- _Supplied records_
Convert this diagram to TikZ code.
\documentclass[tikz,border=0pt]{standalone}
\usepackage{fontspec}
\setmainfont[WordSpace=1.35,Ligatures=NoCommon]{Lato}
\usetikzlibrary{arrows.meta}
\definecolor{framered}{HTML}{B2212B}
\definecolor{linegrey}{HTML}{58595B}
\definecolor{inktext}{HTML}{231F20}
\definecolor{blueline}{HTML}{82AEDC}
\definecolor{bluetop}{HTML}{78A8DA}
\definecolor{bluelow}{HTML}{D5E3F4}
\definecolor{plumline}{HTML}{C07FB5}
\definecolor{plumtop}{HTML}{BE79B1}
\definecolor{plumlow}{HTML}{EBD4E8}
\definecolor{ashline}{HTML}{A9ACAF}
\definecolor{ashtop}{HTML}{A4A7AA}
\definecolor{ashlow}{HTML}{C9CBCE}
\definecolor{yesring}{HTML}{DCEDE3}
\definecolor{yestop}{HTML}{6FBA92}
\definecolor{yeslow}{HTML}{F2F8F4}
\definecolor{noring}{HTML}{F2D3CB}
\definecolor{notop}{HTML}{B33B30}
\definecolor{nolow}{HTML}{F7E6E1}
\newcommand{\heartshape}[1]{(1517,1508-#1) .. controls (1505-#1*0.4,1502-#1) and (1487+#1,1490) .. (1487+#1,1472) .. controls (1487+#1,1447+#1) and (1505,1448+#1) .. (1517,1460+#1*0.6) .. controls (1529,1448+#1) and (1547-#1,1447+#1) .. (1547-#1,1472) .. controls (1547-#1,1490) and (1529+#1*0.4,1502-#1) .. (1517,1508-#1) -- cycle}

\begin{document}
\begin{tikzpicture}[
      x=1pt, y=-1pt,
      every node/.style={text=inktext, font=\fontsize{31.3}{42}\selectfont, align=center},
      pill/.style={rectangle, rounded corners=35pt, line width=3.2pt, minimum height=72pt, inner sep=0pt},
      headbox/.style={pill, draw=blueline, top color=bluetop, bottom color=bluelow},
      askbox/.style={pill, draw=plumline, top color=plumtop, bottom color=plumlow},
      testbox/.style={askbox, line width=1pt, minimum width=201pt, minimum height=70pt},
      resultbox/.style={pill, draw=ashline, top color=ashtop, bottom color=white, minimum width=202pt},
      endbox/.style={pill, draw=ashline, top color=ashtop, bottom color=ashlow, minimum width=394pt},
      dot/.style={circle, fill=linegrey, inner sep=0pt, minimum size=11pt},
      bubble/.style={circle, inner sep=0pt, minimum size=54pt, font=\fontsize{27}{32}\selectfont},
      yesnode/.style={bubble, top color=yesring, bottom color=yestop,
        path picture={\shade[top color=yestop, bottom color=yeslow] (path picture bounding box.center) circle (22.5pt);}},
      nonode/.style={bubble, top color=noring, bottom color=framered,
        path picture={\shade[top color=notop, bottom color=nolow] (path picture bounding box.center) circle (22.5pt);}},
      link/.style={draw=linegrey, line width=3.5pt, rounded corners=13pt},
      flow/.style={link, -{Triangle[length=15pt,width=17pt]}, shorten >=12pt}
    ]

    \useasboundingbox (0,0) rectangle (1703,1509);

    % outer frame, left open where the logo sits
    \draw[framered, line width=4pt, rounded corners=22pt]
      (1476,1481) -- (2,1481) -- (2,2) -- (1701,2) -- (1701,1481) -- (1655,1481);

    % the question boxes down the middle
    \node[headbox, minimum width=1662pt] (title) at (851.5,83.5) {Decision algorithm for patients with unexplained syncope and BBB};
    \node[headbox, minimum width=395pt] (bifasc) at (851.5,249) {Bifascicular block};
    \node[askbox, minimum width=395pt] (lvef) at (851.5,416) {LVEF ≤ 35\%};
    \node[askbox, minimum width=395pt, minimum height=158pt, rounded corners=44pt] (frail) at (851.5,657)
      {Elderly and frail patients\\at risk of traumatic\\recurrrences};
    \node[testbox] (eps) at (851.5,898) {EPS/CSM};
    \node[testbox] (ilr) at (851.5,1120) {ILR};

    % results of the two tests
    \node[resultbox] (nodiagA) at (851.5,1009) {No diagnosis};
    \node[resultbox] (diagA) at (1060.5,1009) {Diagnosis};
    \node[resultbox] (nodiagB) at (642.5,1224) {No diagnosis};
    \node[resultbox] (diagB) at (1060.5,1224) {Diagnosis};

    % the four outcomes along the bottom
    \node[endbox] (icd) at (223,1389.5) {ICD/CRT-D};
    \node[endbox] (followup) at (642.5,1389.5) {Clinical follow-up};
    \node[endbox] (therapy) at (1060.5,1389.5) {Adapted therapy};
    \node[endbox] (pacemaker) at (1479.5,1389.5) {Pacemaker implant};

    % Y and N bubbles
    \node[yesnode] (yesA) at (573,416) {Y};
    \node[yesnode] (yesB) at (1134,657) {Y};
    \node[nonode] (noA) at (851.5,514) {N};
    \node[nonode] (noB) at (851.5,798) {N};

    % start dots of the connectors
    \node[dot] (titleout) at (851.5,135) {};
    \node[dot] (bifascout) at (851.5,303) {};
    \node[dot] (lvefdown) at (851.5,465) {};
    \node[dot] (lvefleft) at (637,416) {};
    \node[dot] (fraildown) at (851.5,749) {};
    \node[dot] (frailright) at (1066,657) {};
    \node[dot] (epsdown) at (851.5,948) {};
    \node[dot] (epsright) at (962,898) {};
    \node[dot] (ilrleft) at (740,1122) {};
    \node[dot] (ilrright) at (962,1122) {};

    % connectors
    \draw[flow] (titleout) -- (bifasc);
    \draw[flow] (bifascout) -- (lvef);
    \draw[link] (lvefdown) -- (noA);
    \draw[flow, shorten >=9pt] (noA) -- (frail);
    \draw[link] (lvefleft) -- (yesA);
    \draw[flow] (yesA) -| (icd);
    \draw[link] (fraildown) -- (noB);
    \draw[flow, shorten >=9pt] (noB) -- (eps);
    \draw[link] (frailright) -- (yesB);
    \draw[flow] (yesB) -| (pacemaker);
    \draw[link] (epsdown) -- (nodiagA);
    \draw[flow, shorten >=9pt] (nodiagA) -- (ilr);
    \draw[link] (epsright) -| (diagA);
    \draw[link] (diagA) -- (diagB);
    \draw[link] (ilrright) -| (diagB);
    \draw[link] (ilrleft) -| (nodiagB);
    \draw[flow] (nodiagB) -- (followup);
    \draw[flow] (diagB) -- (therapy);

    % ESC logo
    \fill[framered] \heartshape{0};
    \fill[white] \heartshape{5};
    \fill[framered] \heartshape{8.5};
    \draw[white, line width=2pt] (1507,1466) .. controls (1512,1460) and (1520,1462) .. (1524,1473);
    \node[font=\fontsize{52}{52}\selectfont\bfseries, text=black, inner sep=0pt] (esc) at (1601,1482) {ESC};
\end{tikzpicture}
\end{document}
==
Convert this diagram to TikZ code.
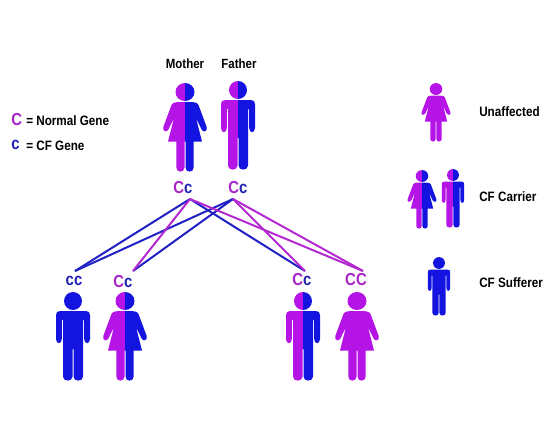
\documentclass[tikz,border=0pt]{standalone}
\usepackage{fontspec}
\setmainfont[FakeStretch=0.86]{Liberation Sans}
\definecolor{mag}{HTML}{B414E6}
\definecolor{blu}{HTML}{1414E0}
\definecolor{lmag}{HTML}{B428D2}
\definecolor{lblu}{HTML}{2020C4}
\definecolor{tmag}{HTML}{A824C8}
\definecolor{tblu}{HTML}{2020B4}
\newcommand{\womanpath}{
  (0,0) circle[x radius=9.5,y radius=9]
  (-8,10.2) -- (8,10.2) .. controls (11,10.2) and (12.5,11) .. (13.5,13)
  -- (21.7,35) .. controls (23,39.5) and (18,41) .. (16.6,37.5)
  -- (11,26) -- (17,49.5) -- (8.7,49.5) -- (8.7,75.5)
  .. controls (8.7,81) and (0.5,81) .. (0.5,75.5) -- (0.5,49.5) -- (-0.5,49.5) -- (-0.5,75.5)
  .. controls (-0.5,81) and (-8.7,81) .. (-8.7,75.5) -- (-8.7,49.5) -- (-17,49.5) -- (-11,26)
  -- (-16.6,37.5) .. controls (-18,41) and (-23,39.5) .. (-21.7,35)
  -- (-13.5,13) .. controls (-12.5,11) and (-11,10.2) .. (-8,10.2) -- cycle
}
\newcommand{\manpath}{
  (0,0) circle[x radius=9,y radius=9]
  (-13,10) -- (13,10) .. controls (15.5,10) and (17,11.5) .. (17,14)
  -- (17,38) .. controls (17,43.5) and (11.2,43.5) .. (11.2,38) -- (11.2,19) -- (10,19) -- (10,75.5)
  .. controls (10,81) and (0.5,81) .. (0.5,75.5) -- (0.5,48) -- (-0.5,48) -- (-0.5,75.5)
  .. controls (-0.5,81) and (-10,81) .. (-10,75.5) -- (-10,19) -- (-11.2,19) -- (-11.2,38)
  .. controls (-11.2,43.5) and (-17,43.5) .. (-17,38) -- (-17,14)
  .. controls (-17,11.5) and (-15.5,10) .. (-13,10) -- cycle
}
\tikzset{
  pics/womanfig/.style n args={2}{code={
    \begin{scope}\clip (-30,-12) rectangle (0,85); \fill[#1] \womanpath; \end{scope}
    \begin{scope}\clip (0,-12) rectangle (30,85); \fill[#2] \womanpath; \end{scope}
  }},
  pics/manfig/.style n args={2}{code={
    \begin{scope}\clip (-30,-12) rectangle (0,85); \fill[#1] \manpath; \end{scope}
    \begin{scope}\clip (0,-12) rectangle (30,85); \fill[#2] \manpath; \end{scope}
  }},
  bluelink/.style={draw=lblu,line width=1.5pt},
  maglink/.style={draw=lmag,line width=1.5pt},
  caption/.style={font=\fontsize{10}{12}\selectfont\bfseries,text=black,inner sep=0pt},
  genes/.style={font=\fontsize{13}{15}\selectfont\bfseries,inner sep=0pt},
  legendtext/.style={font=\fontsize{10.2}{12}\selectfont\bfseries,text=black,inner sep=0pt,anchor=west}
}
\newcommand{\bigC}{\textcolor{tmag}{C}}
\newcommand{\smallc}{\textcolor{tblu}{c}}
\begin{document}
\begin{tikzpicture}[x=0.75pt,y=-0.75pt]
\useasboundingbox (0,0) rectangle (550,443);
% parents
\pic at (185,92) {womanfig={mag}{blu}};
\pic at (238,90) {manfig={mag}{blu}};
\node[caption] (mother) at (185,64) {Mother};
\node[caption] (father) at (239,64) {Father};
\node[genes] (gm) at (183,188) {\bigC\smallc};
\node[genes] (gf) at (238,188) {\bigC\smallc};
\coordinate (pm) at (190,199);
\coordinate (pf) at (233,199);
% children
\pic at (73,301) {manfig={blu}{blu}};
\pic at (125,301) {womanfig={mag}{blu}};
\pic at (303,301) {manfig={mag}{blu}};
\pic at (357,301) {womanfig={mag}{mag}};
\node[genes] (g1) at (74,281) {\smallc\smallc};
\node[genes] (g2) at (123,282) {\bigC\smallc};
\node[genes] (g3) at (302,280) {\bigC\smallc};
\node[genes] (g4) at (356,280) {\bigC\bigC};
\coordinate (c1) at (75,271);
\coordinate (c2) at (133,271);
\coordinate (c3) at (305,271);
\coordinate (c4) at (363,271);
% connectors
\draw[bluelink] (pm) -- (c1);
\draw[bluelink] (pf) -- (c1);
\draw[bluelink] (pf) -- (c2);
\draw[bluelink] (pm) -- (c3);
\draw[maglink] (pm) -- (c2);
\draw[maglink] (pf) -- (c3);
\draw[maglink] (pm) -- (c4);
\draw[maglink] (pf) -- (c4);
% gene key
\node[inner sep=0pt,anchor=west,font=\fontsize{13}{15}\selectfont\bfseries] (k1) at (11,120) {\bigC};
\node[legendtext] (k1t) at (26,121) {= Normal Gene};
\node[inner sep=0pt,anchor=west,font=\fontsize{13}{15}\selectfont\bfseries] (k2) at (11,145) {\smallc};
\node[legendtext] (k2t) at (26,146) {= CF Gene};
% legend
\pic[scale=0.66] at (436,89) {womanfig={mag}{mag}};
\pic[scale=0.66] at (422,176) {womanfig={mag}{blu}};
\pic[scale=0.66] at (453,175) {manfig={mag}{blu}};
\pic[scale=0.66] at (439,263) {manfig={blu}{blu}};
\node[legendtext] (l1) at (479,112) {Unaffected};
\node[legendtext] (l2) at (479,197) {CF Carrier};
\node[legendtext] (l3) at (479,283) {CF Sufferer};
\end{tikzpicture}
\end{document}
---
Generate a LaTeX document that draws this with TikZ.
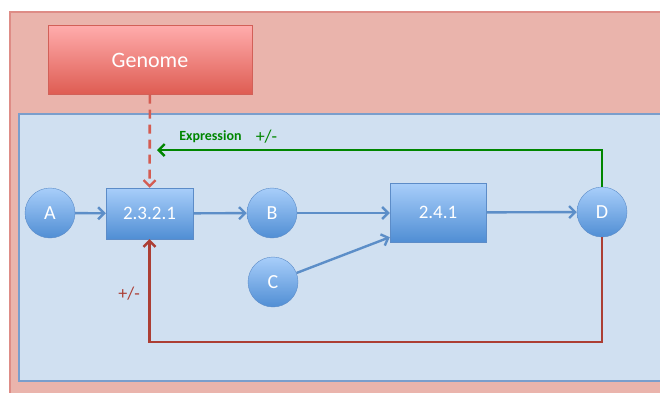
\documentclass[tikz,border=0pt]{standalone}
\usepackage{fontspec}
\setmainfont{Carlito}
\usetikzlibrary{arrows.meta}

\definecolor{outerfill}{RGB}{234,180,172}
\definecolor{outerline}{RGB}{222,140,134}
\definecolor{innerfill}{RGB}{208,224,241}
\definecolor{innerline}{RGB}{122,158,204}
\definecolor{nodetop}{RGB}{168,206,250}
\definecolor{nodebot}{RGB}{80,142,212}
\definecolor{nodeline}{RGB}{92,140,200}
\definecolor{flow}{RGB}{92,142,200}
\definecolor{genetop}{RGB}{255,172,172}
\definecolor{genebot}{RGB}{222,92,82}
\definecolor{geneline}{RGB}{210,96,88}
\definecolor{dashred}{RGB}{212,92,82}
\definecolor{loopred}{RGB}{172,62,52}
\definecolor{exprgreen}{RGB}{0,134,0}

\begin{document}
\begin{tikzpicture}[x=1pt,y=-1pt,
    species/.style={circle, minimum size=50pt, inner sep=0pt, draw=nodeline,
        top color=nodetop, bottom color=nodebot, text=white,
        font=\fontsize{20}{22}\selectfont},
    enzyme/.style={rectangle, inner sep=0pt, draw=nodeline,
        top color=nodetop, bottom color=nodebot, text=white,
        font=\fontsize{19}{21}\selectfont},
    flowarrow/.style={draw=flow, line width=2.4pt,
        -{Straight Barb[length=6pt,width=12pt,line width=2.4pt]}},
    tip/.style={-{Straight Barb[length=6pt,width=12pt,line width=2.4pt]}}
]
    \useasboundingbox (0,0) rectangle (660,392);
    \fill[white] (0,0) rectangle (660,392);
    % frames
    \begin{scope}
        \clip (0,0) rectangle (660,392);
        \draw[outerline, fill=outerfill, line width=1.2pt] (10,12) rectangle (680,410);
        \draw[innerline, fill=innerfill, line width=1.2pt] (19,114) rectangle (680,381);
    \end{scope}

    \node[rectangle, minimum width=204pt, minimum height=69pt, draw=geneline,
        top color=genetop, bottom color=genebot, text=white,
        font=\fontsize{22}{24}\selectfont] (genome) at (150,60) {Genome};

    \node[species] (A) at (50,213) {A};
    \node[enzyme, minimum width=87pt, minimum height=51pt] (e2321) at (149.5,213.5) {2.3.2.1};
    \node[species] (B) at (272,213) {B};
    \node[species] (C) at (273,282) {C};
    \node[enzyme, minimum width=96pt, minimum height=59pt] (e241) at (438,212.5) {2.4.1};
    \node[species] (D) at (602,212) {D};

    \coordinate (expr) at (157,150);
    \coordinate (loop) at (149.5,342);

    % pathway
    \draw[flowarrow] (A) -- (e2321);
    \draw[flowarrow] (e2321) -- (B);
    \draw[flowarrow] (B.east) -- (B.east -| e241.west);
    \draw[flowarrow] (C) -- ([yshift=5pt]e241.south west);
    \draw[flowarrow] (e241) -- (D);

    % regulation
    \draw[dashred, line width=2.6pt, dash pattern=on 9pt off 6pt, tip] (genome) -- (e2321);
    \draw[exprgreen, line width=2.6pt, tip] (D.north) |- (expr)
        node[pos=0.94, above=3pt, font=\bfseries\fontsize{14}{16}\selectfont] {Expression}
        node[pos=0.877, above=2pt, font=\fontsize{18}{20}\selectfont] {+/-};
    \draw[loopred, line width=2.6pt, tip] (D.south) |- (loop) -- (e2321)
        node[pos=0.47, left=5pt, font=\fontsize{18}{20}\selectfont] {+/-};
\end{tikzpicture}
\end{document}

- _What is needed_
In the entries above, find each line with the word "code" and copy it.

- _The reply_
Convert this diagram to TikZ code.
Convert this diagram to TikZ code.
  pics/womanfig/.style n args={2}{code={
  pics/manfig/.style n args={2}{code={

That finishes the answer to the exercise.